With a sense of relief, I returned to my counting and recording in earnest, no longer worried about hiding my activity. At some point, I had enough points plotted to be able to hold a transparent straight-edge over the graph and estimate a best-fit straight line. The point where this line intersected the bottom edge of the graph (representing zero distance) indicated the arrival time of the storm.

I raised my hand, and the teacher interrupted her lecture. "Two minutes after the hour" I declared, hoping that I wouldn't be embarrassed by a big error. I continued with more data recording, hoping to confirm this estimate as I completed the experiment.

When the rain started, it didn't creep up gradually with an uncertain start time. It suddenly crashed against the tall windows along the entire left side of the classroom, as though some giant had thrown a huge bucketful of water against the windows.
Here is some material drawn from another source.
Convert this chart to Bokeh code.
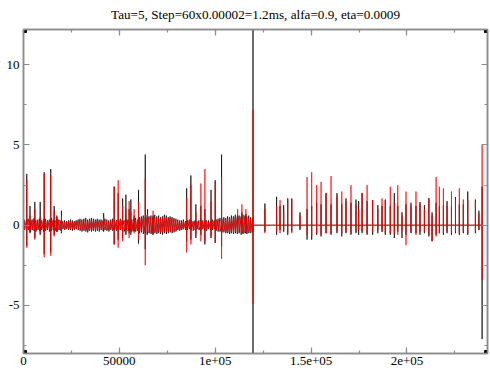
from bokeh.plotting import figure
from bokeh.models import Range1d, LinearAxis, SingleIntervalTicker, CustomJSTickFormatter
from bokeh.embed import file_html
from bokeh.resources import INLINE
import numpy as np

# ---------------- data ----------------
title_text = "Tau=5, Step=60x0.00002=1.2ms, alfa=0.9, eta=0.0009"
x_min, x_max = 0, 242000
y_min, y_max = -8.0, 12.2
x_tick_values = [0, 50000, 100000, 150000, 200000]
x_tick_labels = ["0", "50000", "1e+05", "1.5e+05", "2e+05"]
y_tick_values = [-5, 0, 5, 10]
y_tick_labels = ["-5", "0", "5", "10"]

# spike events (sample index), with peak / trough of each series
spike_x = [1700, 3400, 5900, 8700, 10800, 14200, 16000, 17400, 19800, 41800,
           47300, 49400, 51700, 53400, 55100, 56000, 57700, 60000, 63500, 64700,
           67600, 85100, 87300, 89900, 92500, 94600, 97800, 100000, 103300, 111700,
           113900, 116000, 119700, 125900, 132000, 133800, 135700, 137800, 139900, 144200,
           147900, 150300, 152900, 155200, 157800, 160400, 163500, 166000, 168200, 170800,
           173400, 174800, 176600, 179200, 182100, 184800, 187000, 188700, 191300, 193400,
           195200, 197400, 199500, 202100, 204700, 206800, 209100, 211400, 213100, 215200,
           216900, 219000, 220900, 223200, 225300, 227300, 229400, 231700, 235700, 237500,
           239200]
black_hi = [3.2, 1.2, 1.45, 1.45, 3.3, 3.5, 1.2, 0.6, 0.9, 0.75,
            2.4, 2.0, 1.67, 1.9, 1.0, 1.6, 0.6, 2.2, 4.4, 1.0,
            0.6, 2.3, 3.1, 1.3, 1.2, 1.0, 2.2, 2.8, 4.4, 0.6,
            0.8, 0.7, 14.0, 1.35, 1.77, 1.2, 1.25, 1.67, 1.67, 0.8,
            1.0, 1.2, 1.4, 1.3, 2.0, 1.3, 2.0, 1.3, 1.67, 1.4,
            1.6, 1.5, 2.0, 1.5, 1.56, 1.25, 1.2, 1.6, 1.2, 2.0,
            1.2, 0.8, 1.3, 1.4, 1.2, 1.45, 1.25, 1.7, 0.8, 1.4,
            1.2, 1.25, 1.5, 1.2, 1.75, 1.3, 1.3, 2.1, 1.6, 0.9,
            2.4]
black_lo = [-1.3, -0.5, -0.8, -0.6, -1.8, -1.7, -0.6, -0.4, -0.5, -0.4,
            -1.2, -0.9, -0.8, -0.6, -0.5, -0.6, -0.4, -1.15, -1.5, -0.5,
            -0.5, -1.0, -0.9, -0.8, -0.6, -1.2, -0.8, -1.1, -1.3, -0.4,
            -0.5, -0.5, -10.0, -0.4, -0.6, -0.3, -0.4, -0.6, -0.4, -0.3,
            -0.9, -0.9, -0.6, -0.7, -0.5, -0.6, -0.5, -0.7, -0.5, -0.6,
            -0.5, -0.6, -0.5, -0.6, -0.6, -0.5, -0.4, -0.6, -0.6, -0.8,
            -0.4, -0.8, -0.6, -0.5, -0.5, -0.6, -0.5, -0.7, -1.0, -0.6,
            -0.5, -0.6, -0.5, -0.6, -0.5, -0.6, -0.5, -0.6, -0.5, -0.3,
            -7.1]
red_hi = [2.8, 0.6, 1.0, 0.5, 3.2, 3.1, 0.9, 0.5, 0.6, 0.5,
          2.4, 2.8, 1.2, 1.0, 1.5, 0.8, 1.0, 1.45, 2.9, 0.7,
          0.9, 1.7, 2.5, 0.8, 2.6, 3.5, 1.5, 2.7, 3.0, 1.0,
          1.3, 1.0, 7.2, 1.0, 1.2, 1.56, 0.8, 1.6, 1.6, 0.6,
          3.0, 3.3, 2.5, 2.7, 2.0, 3.06, 1.8, 2.1, 1.5, 2.5,
          1.3, 1.0, 2.0, 2.5, 1.56, 1.0, 1.67, 1.56, 2.4, 1.4,
          2.5, 0.6, 2.1, 1.2, 2.1, 1.3, 1.0, 1.6, 0.6, 3.0,
          2.4, 2.3, 1.2, 2.1, 1.6, 2.3, 1.6, 1.6, 1.5, 0.7,
          5.0]
red_lo = [-1.4, -0.4, -0.9, -0.5, -2.0, -1.9, -0.7, -0.4, -0.4, -0.3,
          -1.2, -1.4, -1.0, -0.5, -0.8, -0.4, -0.5, -0.9, -2.5, -0.4,
          -0.6, -1.7, -1.2, -0.6, -1.0, -1.0, -0.7, -1.1, -2.1, -0.4,
          -0.5, -0.4, -4.9, -0.5, -0.4, -0.5, -0.3, -0.5, -0.5, -0.2,
          -0.6, -0.7, -0.5, -0.6, -0.5, -0.5, -0.4, -0.5, -0.4, -0.5,
          -0.4, -0.3, -0.4, -0.5, -0.4, -0.3, -0.4, -0.5, -0.5, -0.5,
          -0.6, -0.3, -1.25, -0.4, -0.6, -0.4, -0.4, -0.6, -1.0, -0.7,
          -0.5, -0.5, -0.4, -0.5, -0.4, -0.5, -0.4, -0.5, -0.4, -0.3,
          -3.4]

# dense low-level oscillation before the big event (one sample every 1000)
noise_x = np.arange(500, 120000, 1000)
black_noise_hi = [0.35, 0.3, 0.4, 0.3, 0.35, 0.45, 0.3, 0.35, 0.4, 0.3,
                  0.35, 0.4, 0.3, 0.35, 0.45, 0.35, 0.3, 0.4, 0.35, 0.3,
                  0.25, 0.3, 0.25, 0.3, 0.35, 0.3, 0.25, 0.3, 0.35, 0.4,
                  0.35, 0.4, 0.45, 0.35, 0.4, 0.45, 0.4, 0.35, 0.4, 0.35,
                  0.35, 0.3, 0.4, 0.35, 0.3, 0.35, 0.4, 0.35, 0.3, 0.35,
                  0.4, 0.35, 0.3, 0.4, 0.35, 0.3, 0.35, 0.4, 0.45, 0.35,
                  0.5, 0.55, 0.6, 0.5, 0.65, 0.55, 0.6, 0.5, 0.65, 0.55,
                  0.6, 0.5, 0.55, 0.65, 0.6, 0.5, 0.55, 0.5, 0.45, 0.4,
                  0.35, 0.3, 0.3, 0.35, 0.25, 0.3, 0.35, 0.3, 0.25, 0.3,
                  0.25, 0.3, 0.35, 0.3, 0.25, 0.3, 0.3, 0.25, 0.35, 0.3,
                  0.35, 0.4, 0.45, 0.4, 0.5, 0.45, 0.55, 0.5, 0.6, 0.55,
                  0.65, 0.55, 0.6, 0.55, 0.65, 0.6, 0.55, 0.6, 0.5, 0.45]
black_noise_lo = [-0.3, -0.35, -0.3, -0.4, -0.3, -0.35, -0.4, -0.3, -0.35, -0.3,
                  -0.4, -0.35, -0.3, -0.4, -0.35, -0.3, -0.35, -0.4, -0.3, -0.35,
                  -0.25, -0.3, -0.25, -0.3, -0.3, -0.35, -0.3, -0.25, -0.3, -0.35,
                  -0.4, -0.35, -0.4, -0.45, -0.35, -0.4, -0.35, -0.4, -0.35, -0.4,
                  -0.3, -0.35, -0.3, -0.35, -0.4, -0.3, -0.35, -0.3, -0.35, -0.4,
                  -0.3, -0.35, -0.4, -0.3, -0.35, -0.3, -0.4, -0.35, -0.4, -0.35,
                  -0.5, -0.45, -0.55, -0.5, -0.6, -0.5, -0.55, -0.6, -0.5, -0.55,
                  -0.5, -0.55, -0.6, -0.5, -0.55, -0.5, -0.45, -0.5, -0.45, -0.4,
                  -0.3, -0.35, -0.3, -0.25, -0.3, -0.3, -0.25, -0.3, -0.35, -0.3,
                  -0.25, -0.3, -0.3, -0.25, -0.3, -0.35, -0.25, -0.3, -0.3, -0.25,
                  -0.35, -0.4, -0.4, -0.45, -0.45, -0.5, -0.5, -0.55, -0.5, -0.55,
                  -0.5, -0.55, -0.5, -0.6, -0.55, -0.5, -0.55, -0.5, -0.5, -0.45]
red_noise_hi = [0.25, 0.2, 0.3, 0.25, 0.3, 0.35, 0.25, 0.3, 0.3, 0.25,
                0.3, 0.3, 0.25, 0.3, 0.35, 0.3, 0.25, 0.3, 0.3, 0.25,
                0.2, 0.2, 0.2, 0.25, 0.25, 0.2, 0.2, 0.25, 0.25, 0.3,
                0.25, 0.3, 0.3, 0.25, 0.3, 0.35, 0.3, 0.25, 0.3, 0.25,
                0.25, 0.25, 0.3, 0.25, 0.2, 0.25, 0.3, 0.25, 0.25, 0.3,
                0.3, 0.25, 0.25, 0.3, 0.25, 0.25, 0.3, 0.3, 0.35, 0.3,
                0.4, 0.45, 0.45, 0.4, 0.5, 0.45, 0.45, 0.4, 0.5, 0.45,
                0.45, 0.4, 0.45, 0.5, 0.45, 0.4, 0.45, 0.4, 0.35, 0.3,
                0.25, 0.25, 0.2, 0.25, 0.2, 0.2, 0.25, 0.25, 0.2, 0.25,
                0.2, 0.2, 0.25, 0.25, 0.2, 0.25, 0.2, 0.2, 0.25, 0.25,
                0.3, 0.3, 0.35, 0.3, 0.4, 0.35, 0.4, 0.4, 0.45, 0.45,
                0.5, 0.45, 0.45, 0.45, 0.5, 0.45, 0.45, 0.45, 0.4, 0.35]
red_noise_lo = [-0.25, -0.3, -0.25, -0.3, -0.25, -0.3, -0.3, -0.25, -0.3, -0.25,
                -0.3, -0.3, -0.25, -0.3, -0.3, -0.25, -0.3, -0.3, -0.25, -0.3,
                -0.2, -0.2, -0.2, -0.25, -0.2, -0.25, -0.25, -0.2, -0.25, -0.25,
                -0.3, -0.25, -0.3, -0.3, -0.25, -0.3, -0.25, -0.3, -0.25, -0.3,
                -0.25, -0.25, -0.25, -0.3, -0.3, -0.25, -0.25, -0.25, -0.3, -0.3,
                -0.25, -0.25, -0.3, -0.25, -0.25, -0.25, -0.3, -0.25, -0.3, -0.3,
                -0.4, -0.35, -0.45, -0.4, -0.45, -0.4, -0.45, -0.45, -0.4, -0.45,
                -0.4, -0.45, -0.45, -0.4, -0.45, -0.4, -0.35, -0.4, -0.35, -0.3,
                -0.25, -0.25, -0.25, -0.2, -0.25, -0.25, -0.2, -0.25, -0.25, -0.25,
                -0.2, -0.25, -0.25, -0.2, -0.25, -0.25, -0.2, -0.25, -0.25, -0.2,
                -0.3, -0.3, -0.35, -0.35, -0.35, -0.4, -0.4, -0.45, -0.4, -0.45,
                -0.4, -0.45, -0.4, -0.45, -0.45, -0.4, -0.45, -0.4, -0.4, -0.35]


def build_path(sx, hi, lo, nx, nhi, nlo):
    events = []
    for x, h, l in zip(sx, hi, lo):
        events.append((float(x), [0.0, h, l, 0.0]))
    for x, h, l in zip(nx, nhi, nlo):
        events.append((float(x), [h, l]))
    events.sort(key=lambda e: e[0])
    xs, ys = [], []
    for x, vals in events:
        for v in vals:
            xs.append(x)
            ys.append(v)
    return xs, ys


bx, by = build_path(spike_x, black_hi, black_lo, noise_x, black_noise_hi, black_noise_lo)
rx, ry = build_path(spike_x, red_hi, red_lo, noise_x, red_noise_hi, red_noise_lo)

FONT = "Liberation Serif"
FRAME = "#8c8c8c"

p = figure(width=490, height=373,
           x_range=Range1d(x_min, x_max), y_range=Range1d(y_min, y_max),
           output_backend="svg", toolbar_location=None,
           min_border_left=23, min_border_right=3,
           min_border_top=29, min_border_bottom=20,
           title=title_text)
p.title.text_font = FONT
p.title.text_font_size = "13.2px"
p.title.text_font_style = "normal"
p.title.align = "center"
p.title.vertical_align = "bottom"
p.title.text_color = "#000000"
p.title.standoff = 0

p.xgrid.visible = False
p.ygrid.visible = False
p.background_fill_color = "white"
p.border_fill_color = "white"
p.outline_line_color = FRAME
p.outline_line_width = 1.5


def style_axis(ax):
    ax.axis_line_color = FRAME
    ax.axis_line_width = 1.5
    ax.major_tick_line_color = FRAME
    ax.minor_tick_line_color = FRAME
    ax.major_tick_line_width = 1.2
    ax.minor_tick_line_width = 1.2
    ax.major_tick_in = 6
    ax.major_tick_out = 0
    ax.minor_tick_in = 3
    ax.minor_tick_out = 0
    ax.major_label_text_font = FONT
    ax.major_label_text_font_size = "13px"
    ax.major_label_text_color = "#000000"


xa = p.xaxis[0]
xa.ticker = SingleIntervalTicker(interval=50000, num_minor_ticks=2)
xa.major_label_overrides = dict(zip(x_tick_values, x_tick_labels))
xa.major_label_standoff = 3
style_axis(xa)

ya = p.yaxis[0]
ya.ticker = SingleIntervalTicker(interval=5, num_minor_ticks=2)
ya.major_label_overrides = dict(zip(y_tick_values, y_tick_labels))
ya.major_label_standoff = 4
style_axis(ya)

blank = CustomJSTickFormatter(code="return '';")
top_ax = LinearAxis(ticker=SingleIntervalTicker(interval=50000, num_minor_ticks=2),
                    formatter=blank, major_label_standoff=0)
style_axis(top_ax)
p.add_layout(top_ax, "above")

# invisible spacer between the mirrored top ticks and the title
spacer = LinearAxis(ticker=SingleIntervalTicker(interval=50000, num_minor_ticks=0),
                    formatter=blank, major_label_standoff=0,
                    major_tick_in=0, major_tick_out=8, minor_tick_in=0, minor_tick_out=0,
                    major_tick_line_color=None, minor_tick_line_color=None,
                    axis_line_color=None)
p.add_layout(spacer, "above")

right_ax = LinearAxis(ticker=SingleIntervalTicker(interval=5, num_minor_ticks=2),
                      formatter=blank, major_label_standoff=0)
style_axis(right_ax)
p.add_layout(right_ax, "right")

p.line(bx, by, line_color="#000000", line_width=0.7)
p.line(rx, ry, line_color="#ff0000", line_width=0.7)

# corner handles of the frame
p.scatter([x_min, x_max, x_min, x_max], [y_min, y_min, y_max, y_max],
          marker="square", size=6, fill_color="#000000", line_color="#000000")

open("out.html", "w").write(file_html(p, INLINE))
Everyone was startled and first looked to the left at the rain suddenly pouring down the windows, than all heads turned in unison to the right, toward the clock. It was two minutes after the hour! exactly! and cheering erupted spontaneously. I was surprised by the accuracy of the prediction, but felt completely exonerated.
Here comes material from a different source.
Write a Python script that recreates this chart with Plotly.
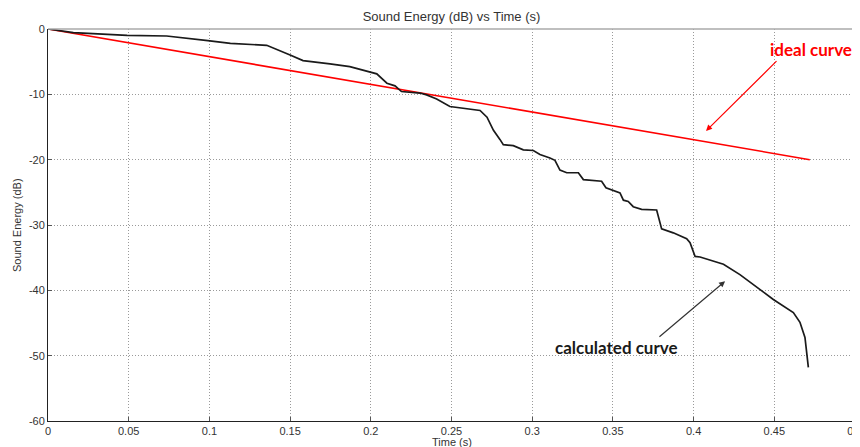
import plotly.graph_objects as go

# Calculated curve (black)
calc_t = [0.0, 0.0157, 0.049, 0.0735, 0.099, 0.113, 0.1355, 0.1437, 0.15, 0.158, 0.1685,
          0.1747, 0.187, 0.1954, 0.2037, 0.21, 0.215, 0.219, 0.2305, 0.2346, 0.2408,
          0.249, 0.2594, 0.2677, 0.272, 0.276, 0.28, 0.2821, 0.2883, 0.2945, 0.3007,
          0.3048, 0.311, 0.3141, 0.3172, 0.3214, 0.3286, 0.3317, 0.343, 0.3457, 0.3544,
          0.3565, 0.3595, 0.3626, 0.3678, 0.3771, 0.3802, 0.3874, 0.3957, 0.3978, 0.4009,
          0.404, 0.4185, 0.4287, 0.4494, 0.4618, 0.4659, 0.469, 0.4711]
calc_db = [0.0, -0.56, -0.97, -1.07, -1.78, -2.2, -2.5, -3.3, -3.97, -4.84, -5.1,
           -5.34, -5.75, -6.37, -6.87, -8.3, -8.7, -9.57, -9.8, -10.08, -10.7,
           -11.86, -12.2, -12.47, -13.5, -15.5, -16.9, -17.7, -17.86, -18.5, -18.6,
           -19.2, -19.75, -20.1, -21.6, -22.0, -22.0, -23.05, -23.3, -24.3, -25.1,
           -26.2, -26.4, -27.2, -27.6, -27.7, -30.6, -31.2, -32.1, -32.7, -34.8,
           -34.9, -36.0, -37.6, -41.4, -43.4, -44.9, -47.2, -51.8]

# Ideal curve (red)
ideal_t = [0.0, 0.472]
ideal_db = [0.0, -20.0]

x_ticks = [0, 0.05, 0.1, 0.15, 0.2, 0.25, 0.3, 0.35, 0.4, 0.45, 0.5]
x_tick_labels = ["0", "0.05", "0.1", "0.15", "0.2", "0.25", "0.3", "0.35", "0.4", "0.45", "0.5"]
y_ticks = [0, -10, -20, -30, -40, -50, -60]
y_tick_labels = ["0", "-10", "-20", "-30", "-40", "-50", "-60"]

fig = go.Figure()
fig.add_trace(go.Scatter(x=ideal_t, y=ideal_db, mode="lines",
                         line=dict(color="#ff0000", width=1.6), showlegend=False))
fig.add_trace(go.Scatter(x=calc_t, y=calc_db, mode="lines",
                         line=dict(color="#1a1a1a", width=1.7), showlegend=False))

narrow = "Liberation Sans Narrow, Arial Narrow, Liberation Sans, sans-serif"
tickfont = dict(family=narrow, size=11, color="#333333")
grid = dict(showgrid=True, gridcolor="#9a9a9a", griddash="1px,2px", gridwidth=1,
            zeroline=False, showline=True, linecolor="#222222", linewidth=1,
            ticks="inside", ticklen=4, tickcolor="#555555", tickfont=tickfont,
            ticklabeloverflow="allow", automargin=False)

# the page body has an 8px margin, so the figure is sized to fill the rest of the window
fig.update_layout(
    width=852, height=439,
    margin=dict(l=40, r=5, t=21, b=26),
    plot_bgcolor="white", paper_bgcolor="white",
    title=dict(text="Sound Energy (dB) vs Time (s)", x=0.5, xanchor="center",
               xref="paper", y=1 - 8 / 439, yanchor="middle",
               font=dict(family="Liberation Sans, Arial, sans-serif", size=13, color="#333333")),
    xaxis=dict(range=[0, 0.5], tickvals=x_ticks, ticktext=x_tick_labels, **grid),
    yaxis=dict(range=[-60, 0], tickvals=y_ticks, ticktext=y_tick_labels, **grid),
)

# axis titles
fig.add_annotation(xref="paper", yref="paper", x=0.5, y=0, yanchor="top", yshift=-13,
                   text="Time (s)", showarrow=False,
                   font=dict(family=narrow, size=11, color="#333333"))
fig.add_annotation(xref="paper", yref="paper", x=0, y=0.5, xanchor="center", xshift=-31,
                   text="Sound Energy (dB)", textangle=-90, showarrow=False,
                   font=dict(family=narrow, size=11, color="#333333"))

# gray frame on top and right
fig.add_shape(type="line", xref="paper", yref="paper", x0=0, x1=1, y0=1, y1=1,
              line=dict(color="#aaaaaa", width=1.5))
fig.add_shape(type="line", xref="paper", yref="paper", x0=1, x1=1, y0=0, y1=1,
              line=dict(color="#aaaaaa", width=1.5))

ann_font = "Lato, Open Sans, sans-serif"
# ideal curve label + arrow
fig.add_annotation(x=0.4077, y=-15.6, ax=0.4523, ay=-4.7, axref="x", ayref="y",
                   xref="x", yref="y", text="", showarrow=True,
                   arrowhead=2, arrowsize=1, arrowwidth=1.2, arrowcolor="#ff0000")
fig.add_annotation(x=0.4725, y=-3.1, xref="x", yref="y", text="<b>ideal curve</b>",
                   showarrow=False, font=dict(family=ann_font, size=17, color="#ff0000"))
# calculated curve label + arrow
fig.add_annotation(x=0.4195, y=-38.6, ax=0.3779, ay=-47.3, axref="x", ayref="y",
                   xref="x", yref="y", text="", showarrow=True,
                   arrowhead=2, arrowsize=1, arrowwidth=1.2, arrowcolor="#333333")
fig.add_annotation(x=0.352, y=-48.8, xref="x", yref="y", text="<b>calculated curve</b>",
                   showarrow=False, font=dict(family=ann_font, size=17, color="#1a1a1a"))

fig.write_html("out.html")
I did the same experiment later, at other opportunities, and learned that there was generally a difference between the arrival of the average center of the lightning and the arrival of the leading edge of the rain. Also, if the storm passes by one side of the observer, the graph would tend to be curved rather than follow a straight line. As I looked back at my first experiment, I realized that I was lucky that a number of errors happened to cancel, resulting in an unusually accurate prediction.

2 comments:

Sabrina said...

This was very interesting, Mr. Clark! Reading this reminded me of a scene from one of my favorite horror movies where the father character is comforting his 7-year-old son during a thunderstorm. The father tells his son that when he sees lightning to start counting 'one one thousand, two one thousand' etc. until he hears the thunder, and if he can count higher each time then that means the storm is moving away.

Scott said...

In junior high I read a book called The Weather Makers. It had been inspired by the author hearing a prediction of when it would rain and going outside at that time and seeing it begin to rain.